┏━━

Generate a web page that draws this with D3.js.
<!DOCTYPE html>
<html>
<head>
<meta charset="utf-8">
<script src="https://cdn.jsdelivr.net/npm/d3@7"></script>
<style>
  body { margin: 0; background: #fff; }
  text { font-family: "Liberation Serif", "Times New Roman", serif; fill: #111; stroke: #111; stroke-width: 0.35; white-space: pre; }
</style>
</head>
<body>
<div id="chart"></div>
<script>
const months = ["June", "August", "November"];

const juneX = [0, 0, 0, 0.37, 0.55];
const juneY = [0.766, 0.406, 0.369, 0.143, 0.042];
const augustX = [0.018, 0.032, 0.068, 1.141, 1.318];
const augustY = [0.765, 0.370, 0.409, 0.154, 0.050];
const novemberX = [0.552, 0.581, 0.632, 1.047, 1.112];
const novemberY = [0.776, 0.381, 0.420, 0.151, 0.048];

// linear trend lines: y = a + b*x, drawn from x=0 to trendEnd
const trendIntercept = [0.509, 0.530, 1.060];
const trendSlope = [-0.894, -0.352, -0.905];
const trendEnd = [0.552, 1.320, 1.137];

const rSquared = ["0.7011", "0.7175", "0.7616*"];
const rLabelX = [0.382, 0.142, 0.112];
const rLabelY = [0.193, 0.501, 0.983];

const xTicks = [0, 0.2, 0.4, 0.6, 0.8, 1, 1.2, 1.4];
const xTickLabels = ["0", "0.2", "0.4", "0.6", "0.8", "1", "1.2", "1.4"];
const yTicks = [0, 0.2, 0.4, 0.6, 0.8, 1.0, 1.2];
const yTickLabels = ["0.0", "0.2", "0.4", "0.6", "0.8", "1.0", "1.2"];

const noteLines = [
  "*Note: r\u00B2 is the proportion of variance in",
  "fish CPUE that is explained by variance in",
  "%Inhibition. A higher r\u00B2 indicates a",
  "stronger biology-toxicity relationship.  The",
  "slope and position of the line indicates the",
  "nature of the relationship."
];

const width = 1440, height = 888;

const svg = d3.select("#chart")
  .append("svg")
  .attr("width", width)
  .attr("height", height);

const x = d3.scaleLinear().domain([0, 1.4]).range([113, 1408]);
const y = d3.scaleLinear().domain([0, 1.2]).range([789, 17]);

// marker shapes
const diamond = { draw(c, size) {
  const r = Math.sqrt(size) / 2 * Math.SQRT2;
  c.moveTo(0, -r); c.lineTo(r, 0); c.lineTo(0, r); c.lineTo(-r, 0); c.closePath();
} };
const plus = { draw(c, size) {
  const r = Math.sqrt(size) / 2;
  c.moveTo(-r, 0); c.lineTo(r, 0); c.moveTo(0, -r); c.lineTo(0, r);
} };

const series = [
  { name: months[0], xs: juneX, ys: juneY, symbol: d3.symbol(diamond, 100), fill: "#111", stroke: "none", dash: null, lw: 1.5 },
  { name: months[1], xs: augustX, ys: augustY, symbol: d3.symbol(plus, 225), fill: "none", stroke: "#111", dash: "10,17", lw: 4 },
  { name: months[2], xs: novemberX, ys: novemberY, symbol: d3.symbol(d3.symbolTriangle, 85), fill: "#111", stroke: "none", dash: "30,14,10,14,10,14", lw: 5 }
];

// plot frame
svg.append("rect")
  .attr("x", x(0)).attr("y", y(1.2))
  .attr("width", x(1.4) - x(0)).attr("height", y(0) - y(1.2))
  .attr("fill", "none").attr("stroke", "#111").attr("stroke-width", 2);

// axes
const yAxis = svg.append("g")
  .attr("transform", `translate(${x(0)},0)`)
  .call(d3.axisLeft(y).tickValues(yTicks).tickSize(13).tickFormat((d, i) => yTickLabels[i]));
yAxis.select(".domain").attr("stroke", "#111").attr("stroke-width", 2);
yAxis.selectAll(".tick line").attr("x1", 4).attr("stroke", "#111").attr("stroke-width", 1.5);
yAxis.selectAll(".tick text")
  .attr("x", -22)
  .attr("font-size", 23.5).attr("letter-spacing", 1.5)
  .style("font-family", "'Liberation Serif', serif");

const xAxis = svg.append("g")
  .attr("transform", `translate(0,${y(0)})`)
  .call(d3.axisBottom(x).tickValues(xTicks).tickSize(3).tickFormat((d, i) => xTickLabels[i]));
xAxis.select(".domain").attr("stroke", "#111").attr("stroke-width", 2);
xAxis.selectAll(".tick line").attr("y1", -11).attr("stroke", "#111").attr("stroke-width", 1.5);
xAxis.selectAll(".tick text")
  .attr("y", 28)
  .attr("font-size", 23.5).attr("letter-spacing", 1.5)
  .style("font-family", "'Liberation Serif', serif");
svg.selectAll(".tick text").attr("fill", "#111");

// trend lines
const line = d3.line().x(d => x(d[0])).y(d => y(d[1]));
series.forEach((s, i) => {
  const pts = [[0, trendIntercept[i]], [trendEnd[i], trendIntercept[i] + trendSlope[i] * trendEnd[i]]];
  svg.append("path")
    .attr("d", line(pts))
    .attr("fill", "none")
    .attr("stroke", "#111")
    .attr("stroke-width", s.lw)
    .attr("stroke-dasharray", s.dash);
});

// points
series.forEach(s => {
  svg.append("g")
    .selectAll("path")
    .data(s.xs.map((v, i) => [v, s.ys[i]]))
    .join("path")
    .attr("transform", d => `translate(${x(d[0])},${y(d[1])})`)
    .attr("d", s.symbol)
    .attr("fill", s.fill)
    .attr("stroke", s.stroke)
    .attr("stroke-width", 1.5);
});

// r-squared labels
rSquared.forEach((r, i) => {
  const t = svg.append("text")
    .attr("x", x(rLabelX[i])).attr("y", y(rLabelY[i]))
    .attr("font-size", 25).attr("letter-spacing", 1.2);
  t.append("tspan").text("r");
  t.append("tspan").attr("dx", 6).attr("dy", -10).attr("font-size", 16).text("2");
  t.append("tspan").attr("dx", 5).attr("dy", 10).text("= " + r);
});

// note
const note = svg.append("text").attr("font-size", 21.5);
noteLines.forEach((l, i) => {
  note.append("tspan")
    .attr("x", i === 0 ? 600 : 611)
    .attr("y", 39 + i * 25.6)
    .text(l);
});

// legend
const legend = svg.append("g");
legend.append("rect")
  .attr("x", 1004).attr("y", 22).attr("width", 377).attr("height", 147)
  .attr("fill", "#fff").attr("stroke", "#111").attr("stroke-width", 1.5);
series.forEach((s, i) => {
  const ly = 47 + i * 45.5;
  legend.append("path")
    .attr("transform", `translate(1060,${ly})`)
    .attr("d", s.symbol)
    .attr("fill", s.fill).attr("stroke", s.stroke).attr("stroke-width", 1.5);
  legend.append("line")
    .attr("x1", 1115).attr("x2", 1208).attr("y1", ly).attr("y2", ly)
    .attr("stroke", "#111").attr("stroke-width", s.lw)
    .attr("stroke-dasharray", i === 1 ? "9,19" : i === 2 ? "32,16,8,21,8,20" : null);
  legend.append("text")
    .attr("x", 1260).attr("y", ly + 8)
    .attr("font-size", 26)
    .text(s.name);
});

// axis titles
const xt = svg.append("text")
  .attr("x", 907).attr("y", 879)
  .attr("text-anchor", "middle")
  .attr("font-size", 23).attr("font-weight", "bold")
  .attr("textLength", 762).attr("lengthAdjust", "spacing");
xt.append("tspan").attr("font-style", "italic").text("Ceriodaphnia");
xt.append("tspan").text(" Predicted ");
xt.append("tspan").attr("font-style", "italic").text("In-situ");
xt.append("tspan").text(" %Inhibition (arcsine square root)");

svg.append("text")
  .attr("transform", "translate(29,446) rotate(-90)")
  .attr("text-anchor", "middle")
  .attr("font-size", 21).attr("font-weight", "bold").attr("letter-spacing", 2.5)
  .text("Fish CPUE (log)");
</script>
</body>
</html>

┗━━
┏━━

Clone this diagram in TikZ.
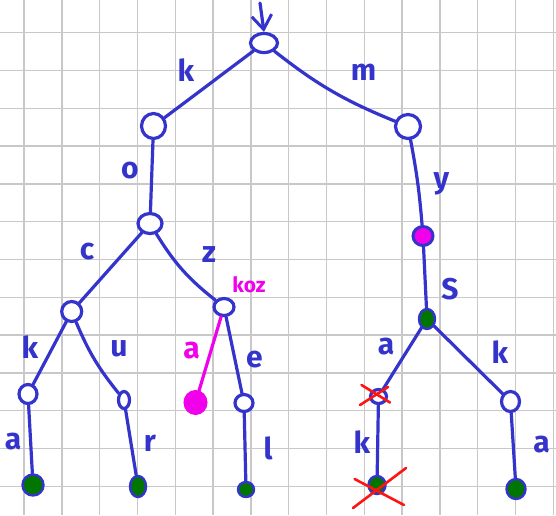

┗━━

Nothing but the lines from the one with "Generate a web" through the one with "const novemberY = [0.776, 0.381, 0.420, 0.151, 0.048];" should be repeated, and each exactly.

Generate a web page that draws this with D3.js.
<!DOCTYPE html>
<html>
<head>
<meta charset="utf-8">
<script src="https://cdn.jsdelivr.net/npm/d3@7"></script>
<style>
  body { margin: 0; background: #fff; }
  text { font-family: "Liberation Serif", "Times New Roman", serif; fill: #111; stroke: #111; stroke-width: 0.35; white-space: pre; }
</style>
</head>
<body>
<div id="chart"></div>
<script>
const months = ["June", "August", "November"];

const juneX = [0, 0, 0, 0.37, 0.55];
const juneY = [0.766, 0.406, 0.369, 0.143, 0.042];
const augustX = [0.018, 0.032, 0.068, 1.141, 1.318];
const augustY = [0.765, 0.370, 0.409, 0.154, 0.050];
const novemberX = [0.552, 0.581, 0.632, 1.047, 1.112];
const novemberY = [0.776, 0.381, 0.420, 0.151, 0.048];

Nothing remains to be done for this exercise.